From left: Ariana Wehr as Barbarina, Ryan McKinny as Figaro and Elizabeth Bishop as Marcellina. (Scott Suchman for WNO)

Part of the role of a local opera company is to present inoffensive, likable productions of repertory works — like the Washington National Opera’s “The Marriage of Figaro,” which opened at the Kennedy Center on Thursday night. Last year’s season began with “Carmen,” another serviceable production that got across the opera and the music. “The Marriage of Figaro” will do equally well if you want to check this opera off your bucket list: It has a young, eager cast and a lighthearted approach, underlined by vividly colored, deliberately clashing costumes (by Myung Hee Cho) against a backdrop of muted, slate-y blue (sets: Benoit Dugardyn). It’s pretty, verging on the saccharine.

My bias in opera is voices. I want to hear a sound I’m excited by. I will happily hear a 60-year-old soprano sing the role of Susanna if she can deliver the goods. I am aware that the trend in opera is moving toward a more theatrical approach, meaning a Broadway-style casting that keeps young singers in young roles — preferably good-looking ones. Opera is, indeed, a field of entertainment, and I have nothing against that. So I could see on Thursday that Ryan McKinny, as Figaro, and Joshua Hopkins, as the Count, both moved and acted well onstage. I didn’t think that either of them conveyed the vocal authority to make these roles come to life — I often couldn’t hear them. But they were warmly received. 

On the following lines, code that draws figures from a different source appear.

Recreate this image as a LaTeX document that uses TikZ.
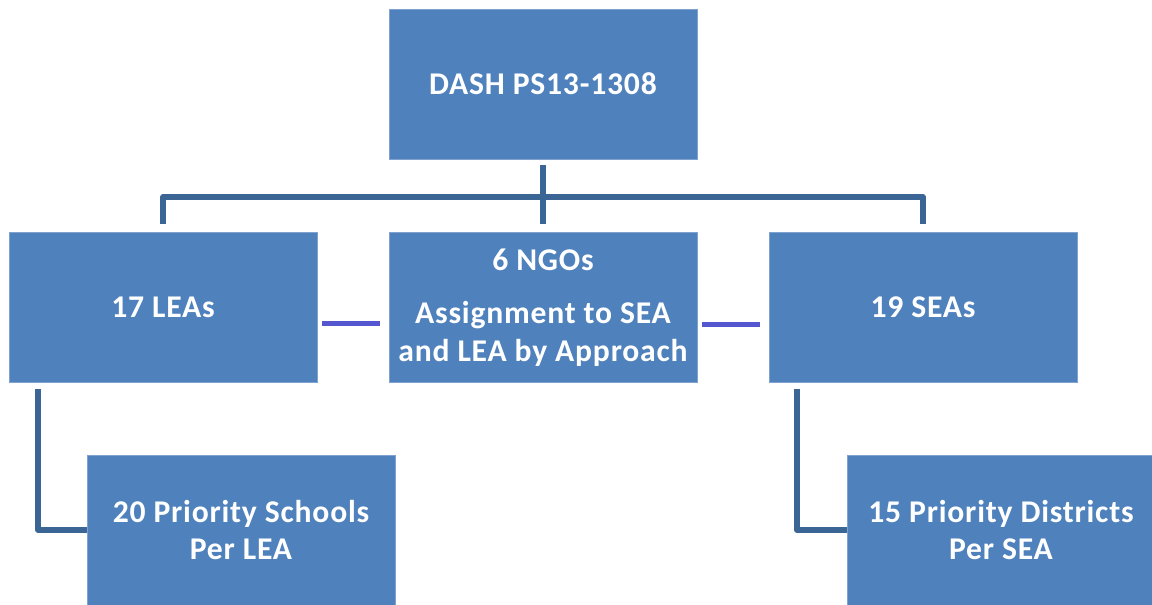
\documentclass[tikz,border=0pt]{standalone}
\usepackage{fontspec}
\setmainfont{Carlito}[LetterSpace=2.5]
\usetikzlibrary{positioning}
\definecolor{boxblue}{HTML}{4F81BD}
\definecolor{boxedge}{HTML}{7FA2D0}
\definecolor{linkdark}{HTML}{3A6595}
\definecolor{linkpurple}{HTML}{5457CF}
\begin{document}
\begin{tikzpicture}[x=0.025cm,y=-0.025cm,
  unit/.style={rectangle,fill=boxblue,draw=boxedge,line width=0.5pt,
    minimum width=7.7cm,minimum height=3.75cm,inner sep=0pt,
    text=white,align=center,font=\fontsize{22.5}{27}\selectfont\bfseries},
  link/.style={linkdark,line width=3.6pt,line join=round},
  peer/.style={linkpurple,line width=3pt}]
\useasboundingbox (0,0) rectangle (1152,605);

\node[unit] (dash) at (543,84) {DASH PS13-1308};
\node[unit] (lea) at (163,307.5) {17 LEAs};
\node[unit] (ngo) at (543,307.5) {6 NGOs\\[11pt]Assignment to SEA\\and LEA by Approach};
\node[unit] (sea) at (923,307.5) {19 SEAs};
\node[unit] (schools) at (241,530) {20 Priority Schools\\Per LEA};
\node[unit] (districts) at (1001,530) {15 Priority Districts\\Per SEA};

\coordinate (bus) at (543,197);
\draw[link] ([shift={(0,6)}]dash.south) -- ([shift={(0,-8)}]ngo.north);
\draw[link] ([shift={(0,-8)}]lea.north) |- (bus) -| ([shift={(0,-8)}]sea.north);
\draw[link] ([shift={(-125,6)}]lea.south) |- (schools.west);
\draw[link] ([shift={(-126,6)}]sea.south) |- (districts.west);
\draw[peer] ([shift={(5,16)}]lea.east) -- ([shift={(-9,16)}]ngo.west);
\draw[peer] ([shift={(5,17)}]ngo.east) -- ([shift={(-9,17)}]sea.west);
\end{tikzpicture}
\end{document}
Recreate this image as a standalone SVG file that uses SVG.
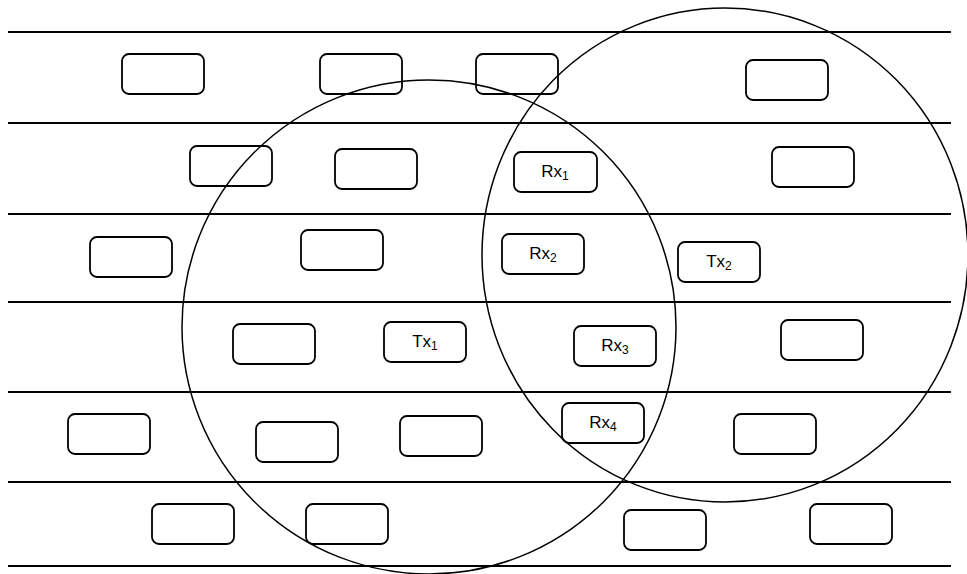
<svg xmlns="http://www.w3.org/2000/svg" width="967" height="574" viewBox="0 0 967 574">
<style>
.lane{stroke:#000;stroke-width:1.8;fill:none}
.range{stroke:#000;stroke-width:1.5;fill:none}
.box{stroke:#000;stroke-width:1.8;fill:none}
.lbl{font-family:"Liberation Sans",Arial,sans-serif;font-size:17px;fill:#000;text-anchor:middle}
.sub{font-size:12px}
</style>
<rect x="0" y="0" width="967" height="574" fill="#fff"/>
<g id="lanes">
<line class="lane" x1="8" y1="32" x2="951" y2="32"/>
<line class="lane" x1="8" y1="123" x2="951" y2="123"/>
<line class="lane" x1="8" y1="214" x2="951" y2="214"/>
<line class="lane" x1="8" y1="302" x2="951" y2="302"/>
<line class="lane" x1="8" y1="392" x2="951" y2="392"/>
<line class="lane" x1="8" y1="482" x2="951" y2="482"/>
<line class="lane" x1="8" y1="566" x2="951" y2="566"/>
</g>
<g id="ranges">
<ellipse id="range1" class="range" cx="429" cy="327" rx="247" ry="247"/>
<ellipse id="range2" class="range" cx="725" cy="255" rx="243" ry="247"/>
</g>
<g id="n1"><rect class="box" x="122" y="54" width="82" height="40" rx="7"/></g>
<g id="n2"><rect class="box" x="320" y="54" width="82" height="40" rx="7"/></g>
<g id="n3"><rect class="box" x="476" y="54" width="82" height="40" rx="7"/></g>
<g id="n4"><rect class="box" x="746" y="60" width="82" height="40" rx="7"/></g>
<g id="n5"><rect class="box" x="190" y="146" width="82" height="40" rx="7"/></g>
<g id="n6"><rect class="box" x="335" y="149" width="82" height="40" rx="7"/></g>
<g id="rx1"><rect class="box" x="514" y="152" width="83" height="40" rx="7"/><text class="lbl" x="555" y="177">Rx<tspan class="sub" dy="3">1</tspan></text></g>
<g id="n7"><rect class="box" x="772" y="147" width="82" height="40" rx="7"/></g>
<g id="n8"><rect class="box" x="90" y="237" width="82" height="40" rx="7"/></g>
<g id="n9"><rect class="box" x="301" y="230" width="82" height="40" rx="7"/></g>
<g id="rx2"><rect class="box" x="502" y="234" width="82" height="40" rx="7"/><text class="lbl" x="543" y="259">Rx<tspan class="sub" dy="3">2</tspan></text></g>
<g id="tx2"><rect class="box" x="678" y="242" width="82" height="40" rx="7"/><text class="lbl" x="719" y="267">Tx<tspan class="sub" dy="3">2</tspan></text></g>
<g id="n10"><rect class="box" x="233" y="324" width="82" height="40" rx="7"/></g>
<g id="tx1"><rect class="box" x="384" y="322" width="82" height="40" rx="7"/><text class="lbl" x="425" y="347">Tx<tspan class="sub" dy="3">1</tspan></text></g>
<g id="rx3"><rect class="box" x="574" y="326" width="82" height="40" rx="7"/><text class="lbl" x="615" y="351">Rx<tspan class="sub" dy="3">3</tspan></text></g>
<g id="n11"><rect class="box" x="781" y="320" width="82" height="40" rx="7"/></g>
<g id="n12"><rect class="box" x="68" y="414" width="82" height="40" rx="7"/></g>
<g id="n13"><rect class="box" x="256" y="422" width="82" height="40" rx="7"/></g>
<g id="n14"><rect class="box" x="400" y="416" width="82" height="40" rx="7"/></g>
<g id="rx4"><rect class="box" x="562" y="403" width="82" height="40" rx="7"/><text class="lbl" x="603" y="428">Rx<tspan class="sub" dy="3">4</tspan></text></g>
<g id="n15"><rect class="box" x="734" y="414" width="82" height="40" rx="7"/></g>
<g id="n16"><rect class="box" x="152" y="504" width="82" height="40" rx="7"/></g>
<g id="n17"><rect class="box" x="306" y="504" width="82" height="40" rx="7"/></g>
<g id="n18"><rect class="box" x="624" y="510" width="82" height="40" rx="7"/></g>
<g id="n19"><rect class="box" x="810" y="504" width="82" height="40" rx="7"/></g>
</svg>
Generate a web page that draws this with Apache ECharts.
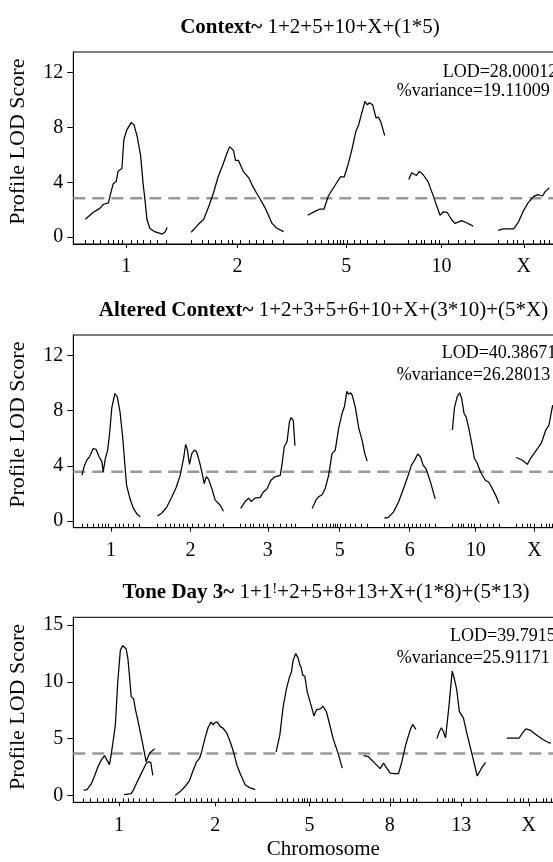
<!DOCTYPE html>
<html>
<head>
<meta charset="utf-8">
<script src="https://cdn.jsdelivr.net/npm/echarts@6/dist/echarts.min.js"></script>
<style>html,body{margin:0;padding:0;background:#fff}#chart{width:553px;height:862px}</style>
</head>
<body>
<div id="chart"></div>
<script>
// ---------- DATA ----------
const chromNames     = ['1', '2', '3', '5', '6', '8', '10', '13', 'X'];
const chromLengthsCM = [85, 96, 79, 80, 74, 63, 68, 59, 53];

// marker positions (cM) per chromosome (rug ticks)
const markersChr1  = [0, 8, 16, 24, 29, 34, 38, 48, 54, 60, 67, 75, 84];
const markersChr2  = [0, 11, 18, 25, 31, 38, 43, 51, 60, 68, 75, 84, 96];
const markersChr3  = [0, 7, 14, 19, 27, 33, 39, 47, 57, 67, 74, 79];
const markersChr5  = [0, 8, 14, 21, 27, 31, 34, 37, 41, 48, 55, 62, 71, 80];
const markersChr6  = [0, 7, 15, 22, 29, 35, 41, 47, 52, 60, 66, 74];
const markersChr8  = [0, 10, 20, 24, 32, 36, 44, 52, 60, 63];
const markersChr10 = [0, 8, 13, 16, 23, 28, 32, 41, 51, 59, 68];
const markersChr13 = [0, 8, 14, 18, 21, 32, 40, 49, 59];
const markersChrX  = [0, 9, 16, 20, 26, 36, 44, 48, 53];
const markerLists  = [markersChr1, markersChr2, markersChr3, markersChr5, markersChr6, markersChr8, markersChr10, markersChr13, markersChrX];

// Panel 1: Context  ([cM within chromosome, LOD])
const ctxChr1  = [[0,1.3],[8,1.8],[15,2.1],[19,2.4],[24,2.5],[26,3.1],[29,3.9],[32,4.05],[34,4.8],[38,5.0],[40,7.1],[43,7.8],[47.5,8.35],[50.5,8.2],[54,7.3],[57.5,5.9],[60,3.9],[62,2.7],[64,1.3],[67,0.65],[72,0.4],[80,0.22],[83,0.4],[85,0.7]];
const ctxChr2  = [[0,0.36],[7,0.9],[13,1.3],[18,2.2],[23,3.2],[28,4.4],[33,5.3],[37,6.1],[40,6.6],[42,6.55],[44,6.3],[46,5.6],[49,5.6],[54,4.8],[60,4.3],[64,3.7],[68,3.2],[71.5,2.8],[77,2.1],[84,1.0],[89,0.65],[96,0.4]];
const ctxChr5  = [[0,1.6],[8,1.9],[13,2.05],[17,2.05],[21.5,3.0],[25,3.4],[30,3.95],[34,4.4],[38,4.4],[42,5.3],[46,6.4],[50,7.7],[53,8.2],[56,9.0],[59.5,9.9],[62,9.65],[64,9.8],[67.5,9.65],[71,8.7],[73.5,8.75],[76,8.4],[80,7.4]];
const ctxChr10 = [[0,4.2],[3,4.7],[5,4.8],[8,4.5],[11,4.8],[15,4.55],[20,4.05],[25,3.1],[28,2.5],[32.5,1.6],[36,1.85],[40,1.8],[44.7,1.25],[48,1.0],[55,1.2],[60,1.05],[67,0.8]];
const ctxChrX  = [[0,0.5],[5,0.6],[16,0.6],[21,1.1],[26,1.9],[31,2.5],[36.5,2.95],[41,3.1],[46,3.0],[48.5,3.3],[53,3.6]];

// Panel 2: Altered Context
const altChr1  = [[0,3.3],[3,3.9],[7,4.4],[11,4.65],[16.5,5.25],[20.5,5.2],[25,4.65],[29,4.3],[31,3.55],[34,4.5],[37.5,5.15],[40,6.2],[43.5,8.2],[48,9.25],[51.5,9.0],[55.5,7.9],[59.5,6.0],[63,3.8],[65,2.6],[70,1.6],[75,0.9],[80.5,0.47],[85,0.3]];
const altChr2  = [[0,0.36],[6,0.55],[13.5,1.0],[21,1.75],[27,2.4],[33,3.3],[38,4.55],[41,5.55],[43.5,5.15],[46.5,4.1],[50,4.9],[54,5.15],[57,5.0],[61,4.3],[64.5,3.55],[68,2.7],[71,3.2],[74,3.05],[79,2.35],[84,1.5],[91,1.15],[96,0.7]];
const altChr3  = [[0,0.9],[6.5,1.4],[11.5,1.65],[15.5,1.4],[21,1.65],[28.5,1.7],[33,2.1],[38,2.3],[44,2.95],[50,3.2],[57.5,3.3],[60,4.05],[63.5,5.4],[67.5,5.75],[71,7.2],[73.5,7.5],[76.5,7.3],[79,5.45]];
const altChr5  = [[0,0.9],[5.5,1.5],[9.5,1.75],[14.5,1.9],[19,2.35],[24,3.3],[29,4.9],[33.5,5.1],[38.5,6.7],[43.5,7.8],[47,8.3],[50.5,9.4],[53,9.2],[56,9.3],[58.5,9.1],[63,8.2],[68,6.7],[72.5,5.9],[76.5,4.9],[80,4.35]];
const altChr6  = [[0,0.2],[6,0.25],[13.5,0.65],[21,1.4],[28,2.35],[34,3.2],[39.5,4.05],[44,4.4],[48.5,4.85],[52.5,4.65],[56.5,4.05],[61,3.75],[67,2.85],[74,1.6]];
const altChr10 = [[0,6.6],[3,8.2],[7,9.0],[10.5,9.3],[13.5,8.9],[17,7.8],[20,7.55],[24,6.7],[29,5.4],[32,4.55],[36,4.2],[41,3.55],[48,2.95],[53,2.8],[58,2.35],[63,1.85],[68,1.25]];
const altChrX  = [[0,4.6],[9,4.4],[16,4.1],[21,4.55],[26,4.9],[31.5,5.3],[36.5,5.65],[43,6.6],[47.5,6.95],[51,7.9],[53,8.4]];

// Panel 3: Tone Day 3
const toneChr1a = [[0,0.45],[4,0.5],[9,1.0],[13,1.7],[17,2.5],[21,3.1],[25,3.5],[28,3.1],[31,2.7],[33,3.6],[35,4.6],[38,6.2],[41,10.1],[44,12.8],[47,13.2],[49,13.2],[51,12.9],[53,12.1],[55,10.5],[57,8.7],[60,8.5],[62,7.6],[65,6.6],[70,4.85],[75,2.95],[79,3.7],[85,4.1]];
const toneChr1b = [[48.5,0.05],[57,0.15],[60,0.5],[63,1.0],[67,1.6],[71,2.2],[75,2.8],[78,2.95],[80.5,2.9],[83,1.75]];
const toneChr2  = [[0,0],[5.5,0.3],[11.5,0.75],[17,1.3],[21.5,2.2],[25.5,2.95],[29,3.25],[31.5,3.8],[35.5,5.0],[39.5,6.0],[43,6.45],[45.5,6.2],[47.5,6.4],[50.5,6.45],[53.5,6.1],[57.5,5.9],[62,5.45],[66,4.7],[70,3.8],[74,2.65],[78,1.9],[84,0.9],[90,0.65],[96,0.5]];
const toneChr5  = [[0,3.8],[4.5,5.3],[8.5,7.8],[12.5,9.4],[16,10.4],[18.5,10.9],[20.5,11.9],[23.5,12.5],[26.5,12.1],[28.5,11.5],[30,11.3],[32,10.6],[34.5,10.5],[37.5,9.1],[41,8.2],[45.5,7.0],[48.5,7.55],[52.5,7.6],[56.5,7.85],[60.5,7.35],[64.5,6.2],[68.5,5.0],[74.5,3.7],[79.5,2.4]];
const toneChr8  = [[0,3.5],[6,3.4],[12,2.95],[20,2.35],[24,2.85],[27,2.5],[32,1.95],[37,1.9],[42,1.9],[46,2.95],[51,4.55],[56,5.75],[59,6.25],[63,5.8]];
const toneChr13 = [[0,5.0],[3,5.6],[5.5,5.95],[8,5.6],[10.5,5.05],[14.5,7.8],[18.5,10.95],[21,10.3],[24,9.3],[27,7.4],[28.5,7.3],[32,6.8],[36,5.5],[40,4.3],[44,3.1],[48.5,1.7],[53,2.3],[58.5,2.9]];
const toneChrX  = [[0,5.05],[15,5.05],[19,5.5],[23,5.85],[28,5.75],[36,5.3],[44,4.9],[50,4.65],[53,4.6]];

// panel chromosome sets and curves
const ctxChroms      = ['1', '2', '5', '10', 'X'];
const ctxCurveChroms = ['1', '2', '5', '10', 'X'];
const ctxCurves      = [ctxChr1, ctxChr2, ctxChr5, ctxChr10, ctxChrX];

const altChroms      = ['1', '2', '3', '5', '6', '10', 'X'];
const altCurveChroms = ['1', '2', '3', '5', '6', '10', 'X'];
const altCurves      = [altChr1, altChr2, altChr3, altChr5, altChr6, altChr10, altChrX];

const toneChroms      = ['1', '2', '5', '8', '13', 'X'];
const toneCurveChroms = ['1', '1', '2', '5', '8', '13', 'X'];
const toneCurves      = [toneChr1a, toneChr1b, toneChr2, toneChr5, toneChr8, toneChr13, toneChrX];

const thresholds   = [2.84, 3.56, 3.68];
const yTickValues1 = [0, 4, 8, 12];
const yTickValues2 = [0, 4, 8, 12];
const yTickValues3 = [0, 5, 10, 15];

const titleBold  = ['Context~', 'Altered Context~', 'Tone Day 3~'];
const titleModel = ['1+2+5+10+X+(1*5)', '1+2+3+5+6+10+X+(3*10)+(5*X)', '1+1{s|!}+2+5+8+13+X+(1*8)+(5*13)'];
const lodLabels  = ['LOD=28.00012', 'LOD=40.38671', 'LOD=39.7915'];
const varLabels  = ['%variance=19.11009', '%variance=26.28013', '%variance=25.91171'];
const yAxisTitle = 'Profile LOD Score';
const xAxisTitle = 'Chromosome';

// ---------- CHART ----------
const FONT = "'Liberation Serif','Times New Roman',Times,serif";
const GAP = 25;
const lenOf = c => chromLengthsCM[chromNames.indexOf(c)];
const markersOf = c => markerLists[chromNames.indexOf(c)];

const panels = [
  {chroms: ctxChroms,  curveChroms: ctxCurveChroms,  curves: ctxCurves,  thr: thresholds[0], yMin: -0.5,  yMax: 13.5, ticks: yTickValues1, top: 52,    height: 192,
   titleX: 310, titleY: 27.7, lodX: 442.7, lodY: 72.3, varX: 396.7, varY: 91.7},
  {chroms: altChroms,  curveChroms: altCurveChroms,  curves: altCurves,  thr: thresholds[1], yMin: -0.5,  yMax: 13.5, ticks: yTickValues2, top: 335,   height: 192.7,
   titleX: 323.5, titleY: 310.5, lodX: 441.7, lodY: 353.3, varX: 396.7, varY: 375},
  {chroms: toneChroms, curveChroms: toneCurveChroms, curves: toneCurves, thr: thresholds[2], yMin: -0.62, yMax: 15.7, ticks: yTickValues3, top: 617.3, height: 185,
   titleX: 326, titleY: 592.5, lodX: 450, lodY: 636.7, varX: 396.7, varY: 658.3}
];

const grids = [], xAxes = [], yAxes = [], series = [], graphics = [];

panels.forEach((p, i) => {
  const offs = {};
  let pos = 0;
  p.chroms.forEach(c => { offs[c] = pos; pos += lenOf(c) + GAP; });
  const total = pos - GAP;
  const xmin = -GAP / 2, xmax = total + GAP / 2;
  const centers = p.chroms.map(c => offs[c] + lenOf(c) / 2);
  const markerPos = [];
  p.chroms.forEach(c => markersOf(c).forEach(m => markerPos.push(offs[c] + m)));

  grids.push({left: 73.3, width: 488, top: p.top, height: p.height, show: true,
              outerBoundsMode: 'none', containLabel: false,
              borderColor: '#000', borderWidth: 1, backgroundColor: 'transparent'});

  xAxes.push({
    type: 'value', gridIndex: i, min: xmin, max: xmax, position: 'bottom',
    axisLine: {show: true, onZero: false, lineStyle: {color: '#000', width: 1}},
    splitLine: {show: false},
    axisTick: {show: true, length: 4, customValues: centers, lineStyle: {color: '#000', width: 1}},
    axisLabel: {show: true, customValues: centers, fontFamily: FONT, fontSize: 20, color: '#000', margin: 13,
      formatter: v => {
        let best = 0, bd = Infinity;
        centers.forEach((cc, k) => { const d = Math.abs(cc - v); if (d < bd) { bd = d; best = k; } });
        return p.chroms[best];
      }}
  });
  xAxes.push({
    type: 'value', gridIndex: i, min: xmin, max: xmax, position: 'bottom',
    axisLine: {show: false, onZero: false}, splitLine: {show: false}, axisLabel: {show: false},
    axisTick: {show: true, inside: true, length: 4, customValues: markerPos, lineStyle: {color: '#000', width: 1}}
  });
  yAxes.push({
    type: 'value', gridIndex: i, min: p.yMin, max: p.yMax,
    axisLine: {show: true, onZero: false, lineStyle: {color: '#000', width: 1}},
    splitLine: {show: false},
    axisTick: {show: true, length: 6, customValues: p.ticks, lineStyle: {color: '#000', width: 1}},
    axisLabel: {show: true, customValues: p.ticks, fontFamily: FONT, fontSize: 20, color: '#000', margin: 10}
  });

  // threshold
  series.push({
    type: 'line', xAxisIndex: 2 * i, yAxisIndex: i, data: [[xmin, p.thr], [xmax, p.thr]],
    symbol: 'none', silent: true, z: 1,
    lineStyle: {color: '#999999', width: 2.4, type: [12, 7]}
  });
  // LOD profiles
  p.curves.forEach((cv, k) => {
    const off = offs[p.curveChroms[k]];
    series.push({
      type: 'line', xAxisIndex: 2 * i, yAxisIndex: i,
      data: cv.map(d => [off + d[0], d[1]]),
      symbol: 'none', silent: true, z: 3, clip: true,
      lineStyle: {color: '#000', width: 1.25}
    });
  });

  // texts
  graphics.push({type: 'text', x: p.titleX, y: p.titleY, silent: true,
    style: {text: '{b|' + titleBold[i] + '} ' + titleModel[i], fontFamily: FONT, fontSize: 21, fill: '#000',
      align: 'center', verticalAlign: 'middle',
      rich: {b: {fontFamily: FONT, fontSize: 21, fontWeight: 'bold', fill: '#000'},
             s: {fontFamily: FONT, fontSize: 15, fill: '#000', verticalAlign: 'top', padding: [0, 0, 6, 0]}}}});
  graphics.push({type: 'text', x: p.lodX, y: p.lodY, silent: true,
    style: {text: lodLabels[i], fontFamily: FONT, fontSize: 18, fill: '#000', align: 'left', verticalAlign: 'middle'}});
  graphics.push({type: 'text', x: p.varX, y: p.varY, silent: true,
    style: {text: varLabels[i], fontFamily: FONT, fontSize: 18, fill: '#000', align: 'left', verticalAlign: 'middle'}});
  graphics.push({type: 'text', x: 18.3, y: p.top + 89.7, rotation: Math.PI / 2, silent: true,
    style: {text: yAxisTitle, fontFamily: FONT, fontSize: 22, fill: '#000', align: 'center', verticalAlign: 'middle'}});
});

graphics.push({type: 'text', x: 323.3, y: 849, silent: true,
  style: {text: xAxisTitle, fontFamily: FONT, fontSize: 21, fill: '#000', align: 'center', verticalAlign: 'middle'}});

const chart = echarts.init(document.getElementById('chart'), null, {renderer: 'canvas'});
chart.setOption({
  animation: false,
  backgroundColor: '#fff',
  grid: grids,
  xAxis: xAxes,
  yAxis: yAxes,
  series: series,
  graphic: graphics
});
</script>
</body>
</html>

The singer onstage with the greatest stature was Amanda Majeski, whose Countess I last heard at the Met a couple of years ago and who delivered a similar performance here: vocally strong, dramatically nuanced, with a bit of an edge to her singing but a generally lovely presentation. Her foil was Lisette Oropesa in her WNO debut, as Susanna, one of the longest roles in opera; she sounded a little light and colorless at the beginning, but she worked up to do a nice job with her one aria in the fourth and last act, after spending most of the preceding three onstage. Aleksandra Romano, a recent alumna of the Domingo-Cafritz program, seemed a slightly overthought Cherubino, modulating every note in a slightly built-up mezzo voice.

Let’s hear a word in praise of the professional comprimario — the singers of the small roles often cast with members of a company’s young-artist program (like Timothy J. Bruno, who was unimpressive as Antonio, although Ariana Wehr was a lovely, bubbly Barbarina). Elizabeth Bishop’s Marcellina was as sound as you’d expect if you heard her Fricka in last year’s “Ring” cycle; Valeriano Lanchas was a reasonably if slightly strained Bartolo; and Keith Jameson, in his company debut, stood out, in a good way, as a penetrating Don Basilio. 

The candy-bright colors of the costumes reflected something of Peter Kazaras’s directing approach: verging on the shtick, but only crossing the border in a couple of places. (Does Cherubino really have to fall over his own feet like a toddler?) James Gaffigan, touted as a rising young conductor who has worked with many of the world’s major orchestras and opera companies, had a more difficult night in the pit, with some coordination issues with the chorus and a tendency to be heavy-handed. This orchestra can rise to many challenges, as it showed in the “Ring,” but it needs more help to sparkle than Gaffigan, on Thursday, could give it.

The Marriage of Figaro continues at the Kennedy Center Opera House through Oct 2. On Saturday, the annual Opera in the Outfield event will broadcast the performance live to Nationals Park. On Oct. 1, the current Domingo-Cafritz Young Artist class performs.